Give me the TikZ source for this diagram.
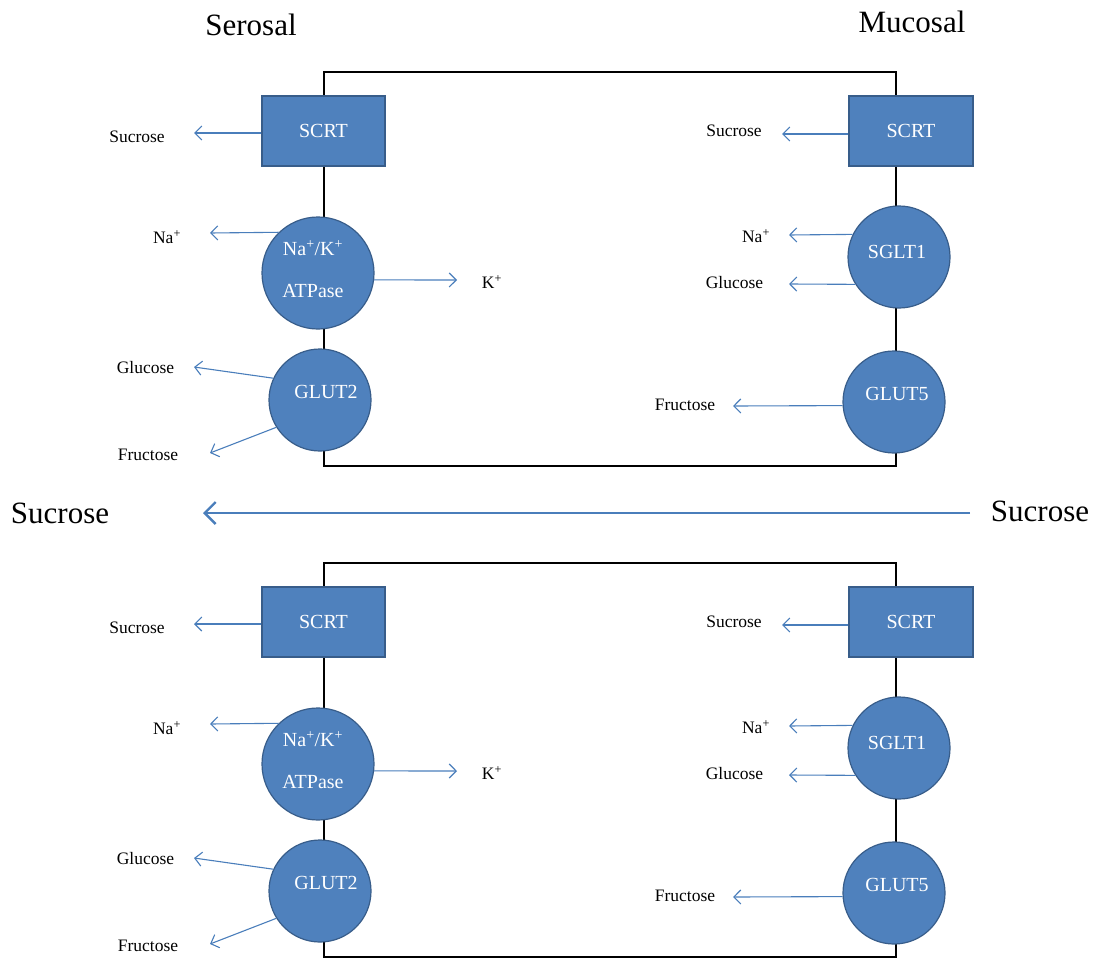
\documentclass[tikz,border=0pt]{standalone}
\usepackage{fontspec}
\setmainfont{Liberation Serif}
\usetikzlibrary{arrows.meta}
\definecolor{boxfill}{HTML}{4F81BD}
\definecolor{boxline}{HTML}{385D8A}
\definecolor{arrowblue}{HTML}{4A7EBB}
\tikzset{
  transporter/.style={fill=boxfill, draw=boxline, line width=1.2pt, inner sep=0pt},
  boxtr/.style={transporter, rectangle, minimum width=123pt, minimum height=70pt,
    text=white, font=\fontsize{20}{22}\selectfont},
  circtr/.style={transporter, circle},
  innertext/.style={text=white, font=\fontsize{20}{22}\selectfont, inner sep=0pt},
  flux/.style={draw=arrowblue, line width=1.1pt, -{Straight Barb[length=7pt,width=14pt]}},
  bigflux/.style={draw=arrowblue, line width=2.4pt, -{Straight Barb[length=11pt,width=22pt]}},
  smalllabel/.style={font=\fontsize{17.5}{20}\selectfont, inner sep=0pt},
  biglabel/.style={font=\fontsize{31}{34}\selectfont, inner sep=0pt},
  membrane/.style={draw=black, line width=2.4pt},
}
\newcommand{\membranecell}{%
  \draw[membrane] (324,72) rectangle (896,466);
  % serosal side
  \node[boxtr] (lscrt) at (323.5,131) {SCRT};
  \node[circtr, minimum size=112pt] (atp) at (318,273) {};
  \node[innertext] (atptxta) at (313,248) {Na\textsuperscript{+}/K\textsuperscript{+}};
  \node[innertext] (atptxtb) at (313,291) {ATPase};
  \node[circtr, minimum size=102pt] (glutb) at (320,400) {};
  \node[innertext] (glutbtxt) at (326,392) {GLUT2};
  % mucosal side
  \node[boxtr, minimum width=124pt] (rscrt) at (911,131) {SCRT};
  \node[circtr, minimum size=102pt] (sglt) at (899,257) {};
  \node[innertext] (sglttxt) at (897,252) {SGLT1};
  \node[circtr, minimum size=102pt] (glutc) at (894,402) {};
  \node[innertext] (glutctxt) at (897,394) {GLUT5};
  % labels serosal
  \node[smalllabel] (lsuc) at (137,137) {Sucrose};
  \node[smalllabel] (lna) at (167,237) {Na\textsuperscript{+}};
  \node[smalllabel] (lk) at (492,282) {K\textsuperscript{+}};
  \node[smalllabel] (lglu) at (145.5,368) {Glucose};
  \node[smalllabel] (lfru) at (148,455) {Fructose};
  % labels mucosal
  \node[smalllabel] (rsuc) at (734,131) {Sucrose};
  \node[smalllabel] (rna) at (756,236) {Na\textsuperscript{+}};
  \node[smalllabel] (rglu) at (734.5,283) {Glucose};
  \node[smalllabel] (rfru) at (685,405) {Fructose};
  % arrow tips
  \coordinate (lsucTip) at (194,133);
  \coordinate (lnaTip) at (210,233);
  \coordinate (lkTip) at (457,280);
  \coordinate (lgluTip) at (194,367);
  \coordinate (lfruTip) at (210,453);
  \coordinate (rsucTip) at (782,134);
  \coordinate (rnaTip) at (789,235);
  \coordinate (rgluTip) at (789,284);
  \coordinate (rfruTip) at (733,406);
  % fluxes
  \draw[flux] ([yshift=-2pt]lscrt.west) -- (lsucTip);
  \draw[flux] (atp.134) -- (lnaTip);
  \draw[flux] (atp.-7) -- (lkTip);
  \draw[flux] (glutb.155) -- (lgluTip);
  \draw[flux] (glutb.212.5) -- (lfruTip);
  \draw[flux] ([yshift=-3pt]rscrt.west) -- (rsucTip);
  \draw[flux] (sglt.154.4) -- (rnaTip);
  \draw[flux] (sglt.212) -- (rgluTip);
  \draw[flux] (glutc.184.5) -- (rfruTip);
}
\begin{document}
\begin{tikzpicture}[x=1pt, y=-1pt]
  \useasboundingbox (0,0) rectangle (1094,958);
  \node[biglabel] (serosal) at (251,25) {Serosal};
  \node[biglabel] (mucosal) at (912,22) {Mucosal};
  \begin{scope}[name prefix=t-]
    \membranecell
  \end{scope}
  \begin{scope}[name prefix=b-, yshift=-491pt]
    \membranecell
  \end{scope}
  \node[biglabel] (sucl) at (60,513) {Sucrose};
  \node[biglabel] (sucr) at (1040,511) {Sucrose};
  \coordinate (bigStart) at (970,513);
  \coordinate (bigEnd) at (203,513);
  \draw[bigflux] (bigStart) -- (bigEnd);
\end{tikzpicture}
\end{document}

Written task
Copy the data word for word. Pictures do not go in the copy.

Exercise output
Give me the TikZ source for this diagram.
\documentclass[tikz,border=0pt]{standalone}
\usepackage{fontspec}
\setmainfont{Liberation Serif}
\usetikzlibrary{arrows.meta}
\definecolor{boxfill}{HTML}{4F81BD}
\definecolor{boxline}{HTML}{385D8A}
\definecolor{arrowblue}{HTML}{4A7EBB}
\tikzset{
  transporter/.style={fill=boxfill, draw=boxline, line width=1.2pt, inner sep=0pt},
  boxtr/.style={transporter, rectangle, minimum width=123pt, minimum height=70pt,
    text=white, font=\fontsize{20}{22}\selectfont},
  circtr/.style={transporter, circle},
  innertext/.style={text=white, font=\fontsize{20}{22}\selectfont, inner sep=0pt},
  flux/.style={draw=arrowblue, line width=1.1pt, -{Straight Barb[length=7pt,width=14pt]}},
  bigflux/.style={draw=arrowblue, line width=2.4pt, -{Straight Barb[length=11pt,width=22pt]}},
  smalllabel/.style={font=\fontsize{17.5}{20}\selectfont, inner sep=0pt},
  biglabel/.style={font=\fontsize{31}{34}\selectfont, inner sep=0pt},
  membrane/.style={draw=black, line width=2.4pt},
}
\newcommand{\membranecell}{%
  \draw[membrane] (324,72) rectangle (896,466);
  % serosal side
  \node[boxtr] (lscrt) at (323.5,131) {SCRT};
  \node[circtr, minimum size=112pt] (atp) at (318,273) {};
  \node[innertext] (atptxta) at (313,248) {Na\textsuperscript{+}/K\textsuperscript{+}};
  \node[innertext] (atptxtb) at (313,291) {ATPase};
  \node[circtr, minimum size=102pt] (glutb) at (320,400) {};
  \node[innertext] (glutbtxt) at (326,392) {GLUT2};
  % mucosal side
  \node[boxtr, minimum width=124pt] (rscrt) at (911,131) {SCRT};
  \node[circtr, minimum size=102pt] (sglt) at (899,257) {};
  \node[innertext] (sglttxt) at (897,252) {SGLT1};
  \node[circtr, minimum size=102pt] (glutc) at (894,402) {};
  \node[innertext] (glutctxt) at (897,394) {GLUT5};
  % labels serosal
  \node[smalllabel] (lsuc) at (137,137) {Sucrose};
  \node[smalllabel] (lna) at (167,237) {Na\textsuperscript{+}};
  \node[smalllabel] (lk) at (492,282) {K\textsuperscript{+}};
  \node[smalllabel] (lglu) at (145.5,368) {Glucose};
  \node[smalllabel] (lfru) at (148,455) {Fructose};
  % labels mucosal
  \node[smalllabel] (rsuc) at (734,131) {Sucrose};
  \node[smalllabel] (rna) at (756,236) {Na\textsuperscript{+}};
  \node[smalllabel] (rglu) at (734.5,283) {Glucose};
  \node[smalllabel] (rfru) at (685,405) {Fructose};
  % arrow tips
  \coordinate (lsucTip) at (194,133);
  \coordinate (lnaTip) at (210,233);
  \coordinate (lkTip) at (457,280);
  \coordinate (lgluTip) at (194,367);
  \coordinate (lfruTip) at (210,453);
  \coordinate (rsucTip) at (782,134);
  \coordinate (rnaTip) at (789,235);
  \coordinate (rgluTip) at (789,284);
  \coordinate (rfruTip) at (733,406);
  % fluxes
  \draw[flux] ([yshift=-2pt]lscrt.west) -- (lsucTip);
  \draw[flux] (atp.134) -- (lnaTip);
  \draw[flux] (atp.-7) -- (lkTip);
  \draw[flux] (glutb.155) -- (lgluTip);
  \draw[flux] (glutb.212.5) -- (lfruTip);
  \draw[flux] ([yshift=-3pt]rscrt.west) -- (rsucTip);
  \draw[flux] (sglt.154.4) -- (rnaTip);
  \draw[flux] (sglt.212) -- (rgluTip);
  \draw[flux] (glutc.184.5) -- (rfruTip);
}
\begin{document}
\begin{tikzpicture}[x=1pt, y=-1pt]
  \useasboundingbox (0,0) rectangle (1094,958);
  \node[biglabel] (serosal) at (251,25) {Serosal};
  \node[biglabel] (mucosal) at (912,22) {Mucosal};
  \begin{scope}[name prefix=t-]
    \membranecell
  \end{scope}
  \begin{scope}[name prefix=b-, yshift=-491pt]
    \membranecell
  \end{scope}
  \node[biglabel] (sucl) at (60,513) {Sucrose};
  \node[biglabel] (sucr) at (1040,511) {Sucrose};
  \coordinate (bigStart) at (970,513);
  \coordinate (bigEnd) at (203,513);
  \draw[bigflux] (bigStart) -- (bigEnd);
\end{tikzpicture}
\end{document}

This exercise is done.